Project 1 (DISCOVERING DNA METHYLATION FROM PACBIO LONG-READS)
Whole-genome bisulfite sequencing (WGBS) is considered the "golden standard" in DNA methylation identification, however, usually <80% of BS-seq reads (100~150bp) can be uniquely mapped leaving many regions unexplored. Particularly, those un- & multi- mappable sequences (e.g. repeated elements) are highly interesting with regard to epigenetics. Long-read sequencing (LRS) technology provides nearly complete genome coverage, as well as, fortunately, the modification information. In this project, I would like to improve the present approach of reading epigenetic modifications directly from the raw sequencing data. Through the construction of the PAN-methylome in Arabidopsis, we would next discover the links between complex genetic variations and DNA methylation.

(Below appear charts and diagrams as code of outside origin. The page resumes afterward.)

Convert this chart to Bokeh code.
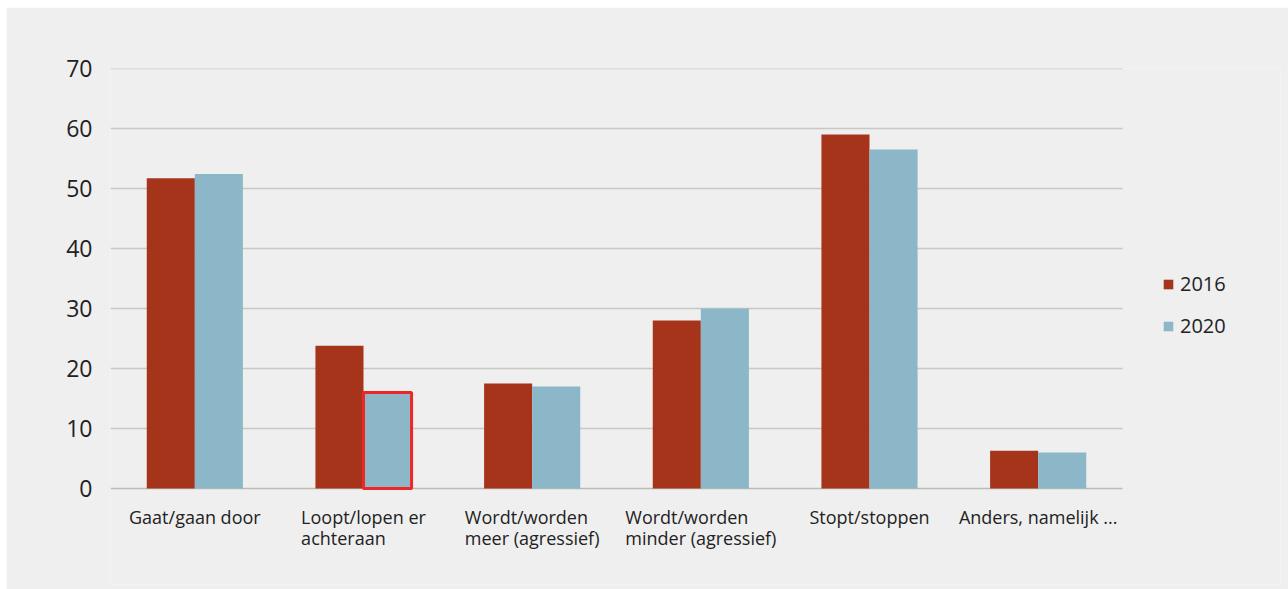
from bokeh.plotting import figure
from bokeh.models import (ColumnDataSource, Range1d, Legend, LegendItem, FixedTicker, Spacer)
from bokeh.layouts import column, row
from bokeh.transform import dodge
from bokeh.core.properties import value
from bokeh.embed import file_html
from bokeh.resources import INLINE

categories = ["Gaat/gaan door", "Loopt/lopen er\nachteraan", "Wordt/worden\nmeer (agressief)",
              "Wordt/worden\nminder (agressief)", "Stopt/stoppen", "Anders, namelijk ..."]
series_names = ["2016", "2020"]
values_2016 = [51.7, 23.8, 17.5, 28.0, 59.0, 6.3]
values_2020 = [52.4, 16.0, 17.0, 30.0, 56.5, 6.0]
y_ticks = [0, 10, 20, 30, 40, 50, 60, 70]
highlight_index = 1  # bar of 2020 outlined in red

color_2016 = "#A6341B"
color_2020 = "#8BB7C8"
bg = "#EFEFEF"
grid_color = "#C8C8C1"
base_color = "#BBBBB2"
text_color = "#222222"
font = "Open Sans"

ncat = len(categories)
xpos = [i + 0.5 for i in range(ncat)]

src = ColumnDataSource(dict(x=xpos, cat=categories, v2016=values_2016, v2020=values_2020,
                            y0=[0] * ncat))
hl = ColumnDataSource(dict(x=[xpos[highlight_index]], v=[values_2020[highlight_index]]))
grid_src = ColumnDataSource(dict(y=[t for t in y_ticks if t != 0],
                                 x0=[0] * (len(y_ticks) - 1), x1=[ncat] * (len(y_ticks) - 1)))

frame_w = 1170
plot_w = 1012
p = figure(x_range=Range1d(0, ncat * frame_w / plot_w), y_range=Range1d(-16, 70),
           width=1282, height=582, output_backend="svg", toolbar_location=None,
           min_border_left=104, min_border_right=8, min_border_top=61, min_border_bottom=5,
           background_fill_color=bg, border_fill_color=bg, outline_line_color=None)

# grid lines and baseline
p.segment(x0="x0", x1="x1", y0="y", y1="y", source=grid_src, line_color=grid_color, line_width=1.5)
p.segment(x0=0, x1=ncat, y0=0, y1=0, line_color=base_color, line_width=1.5)

bw = 0.285
r1 = p.vbar(x=dodge("x", -bw / 2), top="v2016", width=bw, source=src,
            fill_color=color_2016, line_color=None)
r2 = p.vbar(x=dodge("x", bw / 2), top="v2020", width=bw, source=src,
            fill_color=color_2020, line_color=None)
p.vbar(x=dodge("x", bw / 2), top="v", width=bw, source=hl,
       fill_color=None, line_color="#EE2626", line_width=3)

# category labels
p.text(x="x", y="y0", text="cat", source=src, y_offset=16,
       anchor="top_center", text_align="left", text_baseline="top",
       text_font=value(font), text_font_size="18px", text_line_height=0.88,
       text_color=text_color)

p.xgrid.grid_line_color = None
p.ygrid.grid_line_color = None
p.xaxis.visible = False

p.yaxis.ticker = FixedTicker(ticks=y_ticks)
p.yaxis.axis_line_color = None
p.yaxis.major_tick_line_color = None
p.yaxis.minor_tick_line_color = None
p.yaxis.major_tick_out = 0
p.yaxis.major_tick_in = 0
p.yaxis.major_label_standoff = 18
p.yaxis.major_label_text_font = font
p.yaxis.major_label_text_font_size = "23px"
p.yaxis.major_label_text_color = text_color

legend = Legend(items=[LegendItem(label=series_names[0], renderers=[r1]),
                       LegendItem(label=series_names[1], renderers=[r2])],
                location=(1052, 245), orientation="vertical",
                background_fill_alpha=0, border_line_color=None,
                padding=0, margin=0, spacing=15,
                glyph_width=12, glyph_height=12, label_height=22, label_standoff=6,
                label_text_font=font, label_text_font_size="20px", label_text_color=text_color)
p.add_layout(legend, "center")

layout = column(Spacer(height=7), row(Spacer(width=6), p))
open("out.html", "w").write(file_html(layout, INLINE))
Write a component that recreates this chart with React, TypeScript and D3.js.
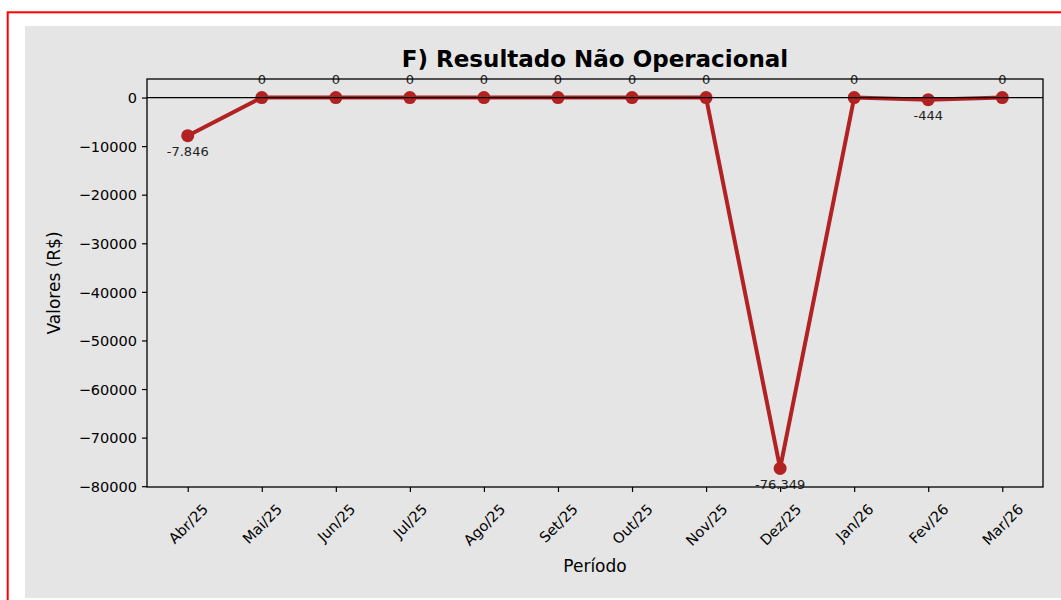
import React, { useEffect, useRef } from 'react';
import * as d3 from 'd3';

const periods = ['Abr/25', 'Mai/25', 'Jun/25', 'Jul/25', 'Ago/25', 'Set/25', 'Out/25', 'Nov/25', 'Dez/25', 'Jan/26', 'Fev/26', 'Mar/26'];
const values = [-7846, 0, 0, 0, 0, 0, 0, 0, -76349, 0, -444, 0];
const yTicks = [0, -10000, -20000, -30000, -40000, -50000, -60000, -70000, -80000];

const W = 1061;
const H = 600;
const FONT = '"DejaVu Sans", sans-serif';
const LINE = '#b22222';

// axes box
const box = { left: 147, right: 1043, top: 79, bottom: 487 };

// brazilian thousands separator, ascii minus as in the picture
const fmtValue = (v: number) => {
  const s = Math.abs(v).toString().replace(/\B(?=(\d{3})+(?!\d))/g, '.');
  return v < 0 ? '-' + s : s;
};

export default function App() {
  const svgRef = useRef<SVGSVGElement>(null);

  useEffect(() => {
    const svg = d3.select(svgRef.current);
    svg.selectAll('*').remove();

    // page frame: red outline and grey figure
    svg.append('rect')
      .attr('x', 7.7).attr('y', 12.3)
      .attr('width', W + 20).attr('height', H + 20)
      .attr('fill', 'none').attr('stroke', '#ff0000').attr('stroke-width', 2);
    svg.append('rect')
      .attr('x', 25).attr('y', 26)
      .attr('width', W).attr('height', 572)
      .attr('fill', '#e5e5e5');

    const x = d3.scalePoint<string>()
      .domain(periods)
      .range([box.left, box.right])
      .padding(0.55);

    const y = d3.scaleLinear()
      .domain([-80166, 3817])
      .range([box.bottom, box.top]);

    // y axis
    const yAxis = d3.axisLeft(y)
      .tickValues(yTicks)
      .tickSize(5)
      .tickPadding(5)
      .tickFormat(d => d3.format('d')(d as number).replace('-', '\u2212'));
    const gy = svg.append('g').attr('transform', `translate(${box.left},0)`).call(yAxis);
    gy.select('.domain').remove();
    gy.selectAll('line').attr('stroke', '#000').attr('stroke-width', 1.2);
    gy.selectAll('text')
      .attr('font-family', FONT).attr('font-size', 14.5).attr('fill', '#000')
      .attr('dy', '0.36em');

    // x axis
    const xAxis = d3.axisBottom(x).tickSize(5);
    const gx = svg.append('g').attr('transform', `translate(0,${box.bottom})`).call(xAxis);
    gx.select('.domain').remove();
    gx.selectAll('line').attr('stroke', '#000').attr('stroke-width', 1.2);
    gx.selectAll<SVGTextElement, string>('text')
      .attr('font-family', FONT).attr('font-size', 14.5).attr('fill', '#000')
      .attr('text-anchor', 'middle')
      .attr('y', 0).attr('dy', '0.35em')
      .each(function () {
        const t = d3.select(this);
        const w = this.getComputedTextLength();
        const cy = 14 + (w + 16) / (2 * Math.SQRT2);
        t.attr('transform', `translate(0,${cy}) rotate(-45)`);
      });

    // line + markers
    const line = d3.line<number>()
      .x((d, i) => x(periods[i]) as number)
      .y(d => y(d));
    svg.append('path')
      .datum(values)
      .attr('d', line)
      .attr('fill', 'none')
      .attr('stroke', LINE)
      .attr('stroke-width', 4)
      .attr('stroke-linejoin', 'round');
    svg.selectAll('.dot')
      .data(values)
      .join('circle')
      .attr('class', 'dot')
      .attr('cx', (d, i) => x(periods[i]) as number)
      .attr('cy', d => y(d))
      .attr('r', 6.5)
      .attr('fill', LINE);

    // zero reference line
    svg.append('line')
      .attr('x1', box.left).attr('x2', box.right)
      .attr('y1', y(0)).attr('y2', y(0))
      .attr('stroke', '#000').attr('stroke-width', 1.3);

    // value labels
    svg.selectAll('.val')
      .data(values)
      .join('text')
      .attr('class', 'val')
      .attr('x', (d, i) => x(periods[i]) as number)
      .attr('y', d => (d < 0 ? y(d) + 20.7 : y(d) - 13.3))
      .attr('text-anchor', 'middle')
      .attr('font-family', FONT)
      .attr('font-size', 13)
      .attr('fill', '#222')
      .text(d => fmtValue(d));

    // spines
    svg.append('rect')
      .attr('x', box.left).attr('y', box.top)
      .attr('width', box.right - box.left).attr('height', box.bottom - box.top)
      .attr('fill', 'none').attr('stroke', '#000').attr('stroke-width', 1.3);

    // title and axis labels
    svg.append('text')
      .attr('x', (box.left + box.right) / 2).attr('y', 67)
      .attr('text-anchor', 'middle')
      .attr('font-family', FONT).attr('font-size', 23).attr('font-weight', 'bold')
      .attr('fill', '#000')
      .text('F) Resultado Não Operacional');
    svg.append('text')
      .attr('x', (box.left + box.right) / 2).attr('y', 572)
      .attr('text-anchor', 'middle')
      .attr('font-family', FONT).attr('font-size', 17).attr('fill', '#000')
      .text('Período');
    svg.append('text')
      .attr('transform', `translate(60,${(box.top + box.bottom) / 2}) rotate(-90)`)
      .attr('text-anchor', 'middle')
      .attr('font-family', FONT).attr('font-size', 17).attr('fill', '#000')
      .text('Valores (R$)');
  }, []);

  return (
    <div style={{ position: 'absolute', left: 0, top: 0 }}>
      <svg ref={svgRef} width={W} height={H} style={{ display: 'block', background: '#fff' }} />
    </div>
  );
}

Project 2 (CONTRIBUTIONS OF GENETIC HETEROGENEITY TO COMPLEX TRAITS)
Genome-wide association studies (GWAS) are now a routine tool for complex traits — and it is widely recognized that only a tiny fraction of the genetic variation can be explained using mappable loci. Although the simplest explanation for this remains polygenicity, genetic heterogeneity may also contribute. I am working on developing a new pipeline to deal with the genetic heterogeneity in plants.